Concern in Pakistan over flood of Chinese investment
There are fears in the Pakistani manufacturing sector about Chinese inroads in the e-commerce market as Alibaba gains a large foothold
There is growing concern in Pakistan’s manufacturing sector over Chinese investment and the lack of interest in the country by American and European investors.
Local entrepreneurs are also concerned about trying to compete with Chinese business titans.
The latest Chinese investment, a US$500 million venture by e-commerce giant Alibaba, which acquired 100% equity of leading online retailer Daraz Group, has caused a stir. The venture raised apprehension in business circles about the dumping of Chinese products and the closure of small startups, which could have a devastating impact on local trade and industries.
Daraz, established in Pakistan in 2012, posted sales of more than Rs3 billion (US$26 million) last year with its Big Friday event.
“Dumping is a serious issue because the market is flooded with Chinese products and that does not augur well for the local industries,” Shaikh Mohammad Shafiq, the Central Chairman of Pakistan Readymade Garments Manufacturers and Exporters Association (PRGMEA), told Asia Times.
He added that e-commerce had great potential in Pakistan and the expertise of Alibaba would definitely diversify e-trading, but the government needed to take tax and non-tax measures in a way that would secure the local manufacturing sector.
Chinese dominance in budding sectors
With massive funds being pumped in the energy and transport sector under the China-Pakistan Economic Corridor (CPEC), China is now casting its eyes on the e-commerce and banking industries through Alibaba, Bank of China and Industrial Commercial Bank of China (ICBC).
Local investors are finding it hard as the Chinese get a foothold in the budding economic sectors of Pakistan in the absence of any guidelines aimed at saving the interests of local entrepreneurs.
“A committee, formed with representation from the Ministry of Commerce and Ministry of Information Technology, is currently deliberating the ‘e-commerce framework’ that will provide the guidelines for IT-related investment in the country,” Saghir Anwar Watto, Director (PR), of the Ministry of Information Technology and Telecommunication (MITT), told Asia Times.
Watto, who is also a spokesperson for the federal minister for IT, Anusha Rehman, said the e-commerce framework was almost finalized and it will standardize the operation of e-commerce companies, including Alibaba. It will also attract other global e-commerce companies to invest in Pakistan’s IT sector.
Speaking about the Daraz Group deal, he said it would have a positive impact on the business environment. Watto brushed aside apprehensions about dumping and said China had even penetrated the US market because the global market always remains competitive and China wants to proliferate its market share in global trade.

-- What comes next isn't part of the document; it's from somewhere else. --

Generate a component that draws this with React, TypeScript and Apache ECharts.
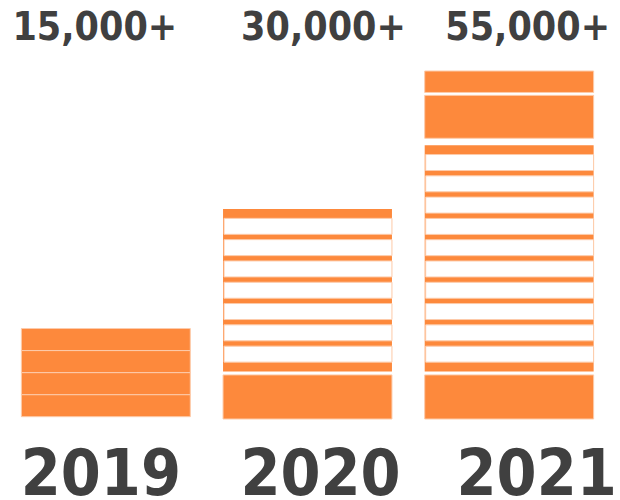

The manufacturing sector does not buy the government line on Chinese investment, fearing that Chinese inroads into the Pakistani market will make a dent in the economy.
Leading industrialist Muhammad Ishaq, a former director on the Khyber Pakhtunkhwa Board of Investment & Trade (KPBOIT), told Asia Times that the Alibaba deal would put pressure on Pakistan’s foreign currency reserves due to heavy outward flow and monopolization of the e-commerce industry.
“The local players do not have the means to compete with Alibaba’s huge resources and will eventually die out,” he said, adding that local manufacturers will be unable to match low-priced Chinese-manufactured goods.
Pakistan’s economic growth touched the 5% mark – the highest in a decade – with the Chinese investment. Besides the investments, Beijing’s influence in Pakistan also increased at a time when the country has not been on good terms with the US due the country’s mishandling of militants and the Afghan issues.
The Pakistan-China economic tryst
With a net inflow of foreign direct investment (FDI) of $2.09 billion during July-March 2017/2018, the net Chinese contribution in the FDI adds up to more than 60%. The FDI from China registered an impressive growth of more than 300% in the first 10 months of the current fiscal year.
A well-placed source in the commerce ministry told Asia Times that most Western and US investors preferred to stay away due to “exclusive advantages” and “concessions” granted to Chinese companies by the government, which they thought would not allow an even playing field. “There is a perception in the West and the US that the Chinese are taking over,” he said.
“There should have been some restrictions on the Chinese investments and they should be bound to enter into joint ventures with their Pakistani counterparts before they are allowed to own businesses in the country,” said Ashfaq Paracha, a board member of the Khyber Pakhtunkhwa Economic Zones Development & Management Company.
He added that he appreciated the involvement of Chinese giant Alibaba in Pakistan’s e-commerce sector, but hastened to add that the government should strengthen the anti-dumping laws to safeguard local industry. Local products, he said, cannot compete with Chinese products as the cost of doing business in Pakistan was higher.